This wrestling tidbit is for coaches, but more likely for parents who realize that they are unfamiliar with the sport of wrestling.
Regarding tournaments, trust me. Those dastardly weekend events are meat grinders for children. Only the strong survive intact. As for the rest of the entrants, mostly rookies, I have a suggestion for coaches, and the parents.
Match your athletes’ experiences, and maturity level, with the events you plan to attend.
Contrary to popular belief, character is not developed when your son, daughter, or your team gets dragged out to the woodshed.
As an suggestion; coaches should label each tournament they plan to attend by their level of difficultly. A Level 1 event is for beginners, a Level-5 event is one you may want to tie your shoes a little tighter for.
Coaches need to label each of their wrestlers in the same way.
Then the parents as well because coaches tend to exaggerate their wrestler’s capabilities. From a parenting perspective, use the number of months your son or daughter has been wrestling and combine it with the wrestler’s tenacity level. There’s no specific yard stick you can buy at Walmart that will give you a precise measurement, so, just do your best.
What’s your gut feeling?
Parents tend to know where their offspring are in their development by the words they hear before, during and after each practice.
Those who are at Level 1 should never attend Level 3 tournaments or higher. Doing so is not a character developing experience. Don’t buy into the hype that losing is somehow noble, or that tough love grows champions. It’s more child abuse than character development.
The point I’m trying to make for coaches and parents is you can only teach the children that are present at practices, not the ones that’ve already quit.
Abusing the unprepared doesn’t help anyone.
The sport, especially for novices, is a multi-year jog, not a sprint.

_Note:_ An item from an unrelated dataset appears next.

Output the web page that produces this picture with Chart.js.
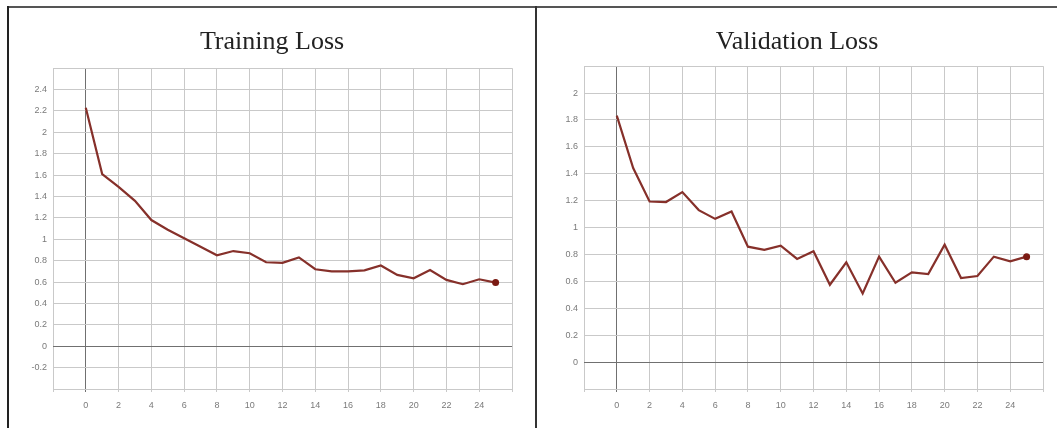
<!DOCTYPE html>
<html>
<head>
<meta charset="utf-8">
<script src="https://cdn.jsdelivr.net/npm/chart.js@4.4.1/dist/chart.umd.min.js"></script>
<style>
    html, body { margin: 0; padding: 0; background: #fff; }
    body { width: 1057px; height: 428px; position: relative; overflow: hidden; }
    .frame-top { position: absolute; left: 7px; top: 6px; width: 1050px; height: 2px; background: #555; }
    .frame-left { position: absolute; left: 7px; top: 6px; width: 2px; height: 422px; background: #222; }
    .frame-mid { position: absolute; left: 535px; top: 6px; width: 2px; height: 422px; background: #333; }
    .panel { position: absolute; top: 8px; height: 420px; }
    #panelTrain { left: 9px; width: 526px; }
    #panelVal { left: 537px; width: 520px; }
</style>
</head>
<body>
<div class="frame-top"></div>
<div class="frame-left"></div>
<div class="frame-mid"></div>
<div class="panel" id="panelTrain"><canvas id="trainChart"></canvas></div>
<div class="panel" id="panelVal"><canvas id="valChart"></canvas></div>

<script>
// --- data ---
const epochs = [0, 1, 2, 3, 4, 5, 6, 7, 8, 9, 10, 11, 12, 13, 14, 15, 16, 17, 18, 19, 20, 21, 22, 23, 24, 25];
const trainLoss = [2.23, 1.61, 1.49, 1.36, 1.18, 1.09, 1.01, 0.93, 0.85, 0.89, 0.87, 0.785, 0.78, 0.83, 0.72, 0.70, 0.70, 0.71, 0.755, 0.667, 0.635, 0.713, 0.62, 0.58, 0.626, 0.595];
const valLoss = [1.833, 1.443, 1.194, 1.19, 1.264, 1.13, 1.065, 1.12, 0.858, 0.834, 0.866, 0.767, 0.824, 0.575, 0.742, 0.51, 0.784, 0.59, 0.667, 0.655, 0.873, 0.625, 0.64, 0.784, 0.749, 0.784];
const xTicks = { min: -2, max: 26, step: 2 };
const trainYTicks = { min: -0.4, max: 2.6, step: 0.2 };
const valYTicks = { min: -0.2, max: 2.2, step: 0.2 };

const LINE_COLOR = '#86302a';
const GRID = '#c9c9c9';
const AXIS = '#707070';

function makeChart(id, title, values, yt, opts) {
    const points = epochs.map((e, i) => ({ x: e, y: values[i] }));
    const last = points.length - 1;
    return new Chart(document.getElementById(id).getContext('2d'), {
        type: 'line',
        data: {
            datasets: [{
                data: points,
                borderColor: LINE_COLOR,
                backgroundColor: '#7a1a12',
                borderWidth: 2.2,
                tension: 0,
                pointRadius: ctx => ctx.dataIndex === last ? 3.5 : 0,
                pointBorderWidth: 0
            }]
        },
        options: {
            responsive: true,
            maintainAspectRatio: false,
            animation: false,
            layout: { padding: 0 },
            plugins: {
                legend: { display: false },
                tooltip: { enabled: false },
                title: {
                    display: true,
                    text: title,
                    color: '#222',
                    font: { family: '"Liberation Serif", "DejaVu Serif", serif', size: 26, weight: 'normal' },
                    padding: { top: 19, bottom: opts.titleBottom }
                }
            },
            scales: {
                x: {
                    type: 'linear',
                    min: xTicks.min, max: xTicks.max,
                    border: { display: false },
                    grid: {
                        color: c => c.tick && c.tick.value === 0 ? AXIS : GRID,
                        lineWidth: 1,
                        tickLength: 3
                    },
                    ticks: {
                        stepSize: xTicks.step,
                        autoSkip: false,
                        maxRotation: 0,
                        padding: 8,
                        color: '#7a7a7a',
                        font: { family: '"Liberation Sans", Arial, sans-serif', size: 9 },
                        callback: v => (v === xTicks.min || v === xTicks.max) ? '' : String(v)
                    },
                    afterFit: s => { s.height = 39; }
                },
                y: {
                    min: yt.min, max: yt.max,
                    border: { display: false },
                    grid: {
                        color: c => c.tick && Math.abs(c.tick.value) < 1e-9 ? AXIS : GRID,
                        lineWidth: 1,
                        drawTicks: false
                    },
                    ticks: {
                        stepSize: yt.step,
                        autoSkip: false,
                        padding: 6,
                        color: '#7a7a7a',
                        font: { family: '"Liberation Sans", Arial, sans-serif', size: 9 },
                        callback: v => {
                            const r = Math.round(v * 10) / 10;
                            if (Math.abs(r - yt.min) < 1e-9 || Math.abs(r - yt.max) < 1e-9) return '';
                            return String(r);
                        }
                    },
                    afterFit: s => { s.width = opts.yWidth; }
                },
                // empty spacer on the right so the title stays centred on the panel
                yRight: {
                    position: 'right',
                    display: true,
                    min: yt.min, max: yt.max,
                    border: { display: false },
                    grid: { display: false },
                    ticks: { display: false },
                    afterFit: s => { s.width = opts.padRight; }
                }
            }
        }
    });
}

const charts = {};
charts.train = makeChart('trainChart', 'Training Loss', trainLoss, trainYTicks, { padRight: 23, yWidth: 44, titleBottom: 10 });
charts.val = makeChart('valChart', 'Validation Loss', valLoss, valYTicks, { padRight: 14, yWidth: 47, titleBottom: 8 });
</script>
</body>
</html>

Coaching a team is very similar to teaching in a classroom. A coach should develop lesson plans based on the middle 60% of the talent in the room. Then have alternative plans for the athletes on each of the opposite ends of that spectrum.
A basic coaching principle is . . . your athletes will stop following you when they’re repeatedly pushed into situations that are above their abilities. That’s how programs start in the Fall with 74 wrestlers and end 2 months later with 31.
The simple way to evaluate any program; don’t look at the number of trophies a coach points to as being indicative of his coaching prowess and success with children. Ask how many wrestlers did he start with, and how many were in the room at the end of the season?
Whether you agree or not, which is up to you, first year wrestlers shouldn’t attend any tournaments in my opinion; period!
Don’t buy into the notion that all the athletes in your son’s division are the same age, so the competition is equal. Not true! They all may be 9-year-olds, but 20% of them might have been wrestling for 4 or 5 years, and your son for 4 or 5 weeks. Age and weight isn’t near as important as years of experience.
In closing, wrestling is an amazing sport. It teaches those who experience the practices and share in the hardships something you won’t find anywhere else in the world.
Amen.
There should be colored belts like there are in other martial arts.